Your goal: Leaving the pictures out, print the lines from the first line of the listing through the line containing "const incubations = ['1 day', '4 days'];", exactly as they read, and no others.

Information shown:
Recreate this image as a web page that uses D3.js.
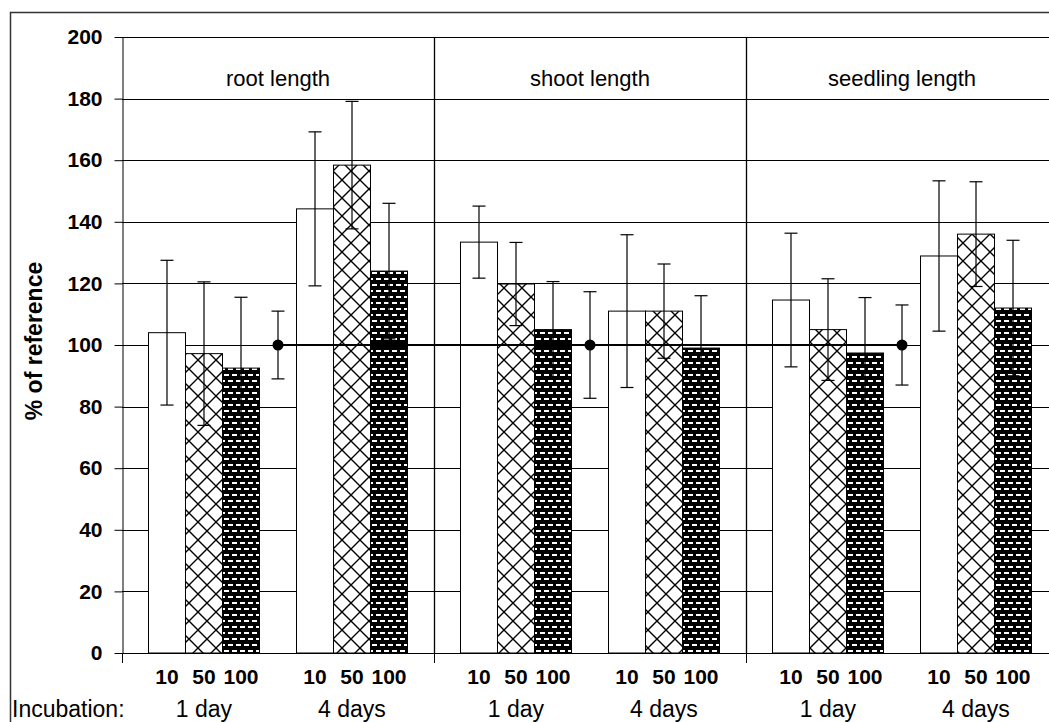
<!DOCTYPE html>
<html>
<head>
<meta charset="utf-8">
<script src="https://cdn.jsdelivr.net/npm/d3@7"></script>
<style>
  body { margin: 0; background: #fff; }
  svg { display: block; font-family: "Liberation Sans", Arial, sans-serif; }
</style>
</head>
<body>
<div id="chart"></div>
<script>
// values (% of reference)
const sections = ['root length', 'shoot length', 'seedling length'];
const concentrations = ['10', '50', '100'];
const incubations = ['1 day', '4 days'];

const day1Means = [[104, 97.2, 92.5], [133.4, 119.8, 105], [114.6, 105, 97.4]];
const day1Err = [[23.5, 23.3, 23], [11.7, 13.5, 15.6], [21.7, 16.5, 18]];
const day4Means = [[144.2, 158.4, 124], [111, 111, 99], [128.9, 136, 112]];
const day4Err = [[25, 20.7, 22], [24.8, 15.3, 17], [24.4, 17, 22]];
const refMeans = [100, 100, 100];
const refErr = [11, 17.3, 13];

const yTicks = [0, 20, 40, 60, 80, 100, 120, 140, 160, 180, 200];

const W = 1049, H = 722;
const plotLeft = 122, plotTop = 37, plotBottom = 653, sectionW = 312;

const svg = d3.select('#chart').append('svg')
    .attr('width', W)
    .attr('height', H);

const defs = svg.append('defs');
const cross = defs.append('pattern')
    .attr('id', 'cross')
    .attr('patternUnits', 'userSpaceOnUse')
    .attr('width', 18).attr('height', 18);
cross.append('rect').attr('width', 18).attr('height', 18).attr('fill', '#fff');
cross.append('path')
    .attr('d', 'M-2,-2L20,20M20,-2L-2,20')
    .attr('stroke', '#000').attr('stroke-width', 1.4);

const dash = defs.append('pattern')
    .attr('id', 'dash')
    .attr('patternUnits', 'userSpaceOnUse')
    .attr('width', 8).attr('height', 12);
dash.append('rect').attr('width', 8).attr('height', 12).attr('fill', '#000');
dash.append('rect').attr('x', 0).attr('y', 2).attr('width', 5).attr('height', 2).attr('fill', '#fff');
dash.append('rect').attr('x', 4).attr('y', 8).attr('width', 5).attr('height', 2).attr('fill', '#fff');
dash.append('rect').attr('x', -4).attr('y', 8).attr('width', 5).attr('height', 2).attr('fill', '#fff');
const fills = ['#fff', 'url(#cross)', 'url(#dash)'];

// outer frame (cropped at right/bottom like the reference)
svg.append('path')
    .attr('d', `M10.5,${H + 2}V12.5H${W + 2}`)
    .attr('fill', 'none').attr('stroke', '#333').attr('stroke-width', 1.5);

const x = d3.scaleBand().domain(sections).range([plotLeft, plotLeft + sections.length * sectionW]);
const slots = ['d1-10', 'd1-50', 'd1-100', 'ref', 'd4-10', 'd4-50', 'd4-100'];
const slot = d3.scaleBand().domain(slots).range([0, sectionW]).paddingOuter(0.716);
const y = d3.scaleLinear().domain([0, 200]).range([plotBottom, plotTop]);
const xEnd = plotLeft + sections.length * sectionW;

const g = svg.append('g');

// gridlines
g.selectAll('.grid')
    .data(yTicks)
    .enter().append('line')
    .attr('x1', plotLeft).attr('x2', xEnd)
    .attr('y1', d => Math.round(y(d)) + 0.5).attr('y2', d => Math.round(y(d)) + 0.5)
    .attr('stroke', '#000').attr('stroke-width', 1);

// bars
const bars = [];
sections.forEach((s, i) => {
    concentrations.forEach((c, j) => {
        bars.push({ s, key: 'd1-' + c, j, v: day1Means[i][j], e: day1Err[i][j] });
        bars.push({ s, key: 'd4-' + c, j, v: day4Means[i][j], e: day4Err[i][j] });
    });
});
const bx = d => x(d.s) + slot(d.key);

g.selectAll('.bar')
    .data(bars)
    .enter().append('rect')
    .attr('x', d => bx(d))
    .attr('y', d => y(d.v))
    .attr('width', slot.bandwidth())
    .attr('height', d => y(0) - y(d.v))
    .attr('fill', d => fills[d.j])
    .attr('stroke', '#000').attr('stroke-width', 1);

// error bars
const refs = sections.map((s, i) => ({ s, key: 'ref', v: refMeans[i], e: refErr[i] }));
const errs = bars.concat(refs);
const cap = 6.5;
const eb = g.selectAll('.err').data(errs).enter().append('g')
    .attr('stroke', '#000').attr('stroke-width', 1.2);
const cx = d => bx(d) + slot.bandwidth() / 2;
eb.append('line')
    .attr('x1', cx).attr('x2', cx)
    .attr('y1', d => y(d.v + d.e)).attr('y2', d => y(d.v - d.e));
eb.append('line')
    .attr('x1', d => cx(d) - cap).attr('x2', d => cx(d) + cap)
    .attr('y1', d => y(d.v + d.e)).attr('y2', d => y(d.v + d.e));
eb.append('line')
    .attr('x1', d => cx(d) - cap).attr('x2', d => cx(d) + cap)
    .attr('y1', d => y(d.v - d.e)).attr('y2', d => y(d.v - d.e));

// reference line and points
g.append('path')
    .datum(refs)
    .attr('d', d3.line().x(cx).y(d => y(d.v)))
    .attr('fill', 'none').attr('stroke', '#000').attr('stroke-width', 2.2);
g.selectAll('.dot')
    .data(refs)
    .enter().append('circle')
    .attr('cx', cx).attr('cy', d => y(d.v)).attr('r', 5.5)
    .attr('fill', '#000');

// section separators
g.selectAll('.sep')
    .data(sections.slice(1))
    .enter().append('line')
    .attr('x1', d => Math.round(x(d)) + 0.5).attr('x2', d => Math.round(x(d)) + 0.5)
    .attr('y1', plotTop).attr('y2', plotBottom)
    .attr('stroke', '#000').attr('stroke-width', 1.3);

// y axis
const yAxis = g.append('g')
    .attr('transform', `translate(${plotLeft + 0.5},0)`)
    .call(d3.axisLeft(y).tickValues(yTicks).tickSize(8).tickPadding(12).tickSizeOuter(0));
yAxis.select('.domain').attr('stroke', '#000');
yAxis.selectAll('text')
    .attr('font-size', 21).attr('font-weight', 'bold')
    .attr('font-family', '"Liberation Sans", Arial, sans-serif')
    .attr('fill', '#000');

// x axis line and category ticks
g.append('line')
    .attr('x1', plotLeft).attr('x2', xEnd)
    .attr('y1', plotBottom + 0.5).attr('y2', plotBottom + 0.5)
    .attr('stroke', '#000');
g.selectAll('.xt')
    .data(sections.map(s => x(s)).concat([xEnd]))
    .enter().append('line')
    .attr('x1', d => Math.round(d) + 0.5).attr('x2', d => Math.round(d) + 0.5)
    .attr('y1', plotBottom).attr('y2', plotBottom + 10)
    .attr('stroke', '#000');

// section titles
g.selectAll('.title')
    .data(sections)
    .enter().append('text')
    .attr('x', d => x(d) + sectionW / 2)
    .attr('y', 86)
    .attr('text-anchor', 'middle')
    .attr('font-size', 22)
    .text(d => d);

// concentration labels
g.selectAll('.conc')
    .data(bars)
    .enter().append('text')
    .attr('x', cx)
    .attr('y', 684)
    .attr('text-anchor', 'middle')
    .attr('font-size', 21).attr('font-weight', 'bold')
    .text(d => concentrations[d.j]);

// incubation labels
const incLabels = [];
sections.forEach(s => {
    incubations.forEach((inc, k) => {
        const pre = k === 0 ? 'd1-' : 'd4-';
        const a = x(s) + slot(pre + '10');
        const b = x(s) + slot(pre + '100') + slot.bandwidth();
        incLabels.push({ x: (a + b) / 2, text: inc });
    });
});
g.selectAll('.inc')
    .data(incLabels)
    .enter().append('text')
    .attr('x', d => d.x)
    .attr('y', 717)
    .attr('text-anchor', 'middle')
    .attr('font-size', 23)
    .text(d => d.text);
g.append('text')
    .attr('x', 12).attr('y', 717)
    .attr('font-size', 23)
    .text('Incubation:');

// y title
g.append('text')
    .attr('transform', 'translate(42,341) rotate(-90)')
    .attr('text-anchor', 'middle')
    .attr('font-size', 23).attr('font-weight', 'bold')
    .text('% of reference');
</script>
</body>
</html>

Solved exercise:
Recreate this image as a web page that uses D3.js.
<!DOCTYPE html>
<html>
<head>
<meta charset="utf-8">
<script src="https://cdn.jsdelivr.net/npm/d3@7"></script>
<style>
  body { margin: 0; background: #fff; }
  svg { display: block; font-family: "Liberation Sans", Arial, sans-serif; }
</style>
</head>
<body>
<div id="chart"></div>
<script>
// values (% of reference)
const sections = ['root length', 'shoot length', 'seedling length'];
const concentrations = ['10', '50', '100'];
const incubations = ['1 day', '4 days'];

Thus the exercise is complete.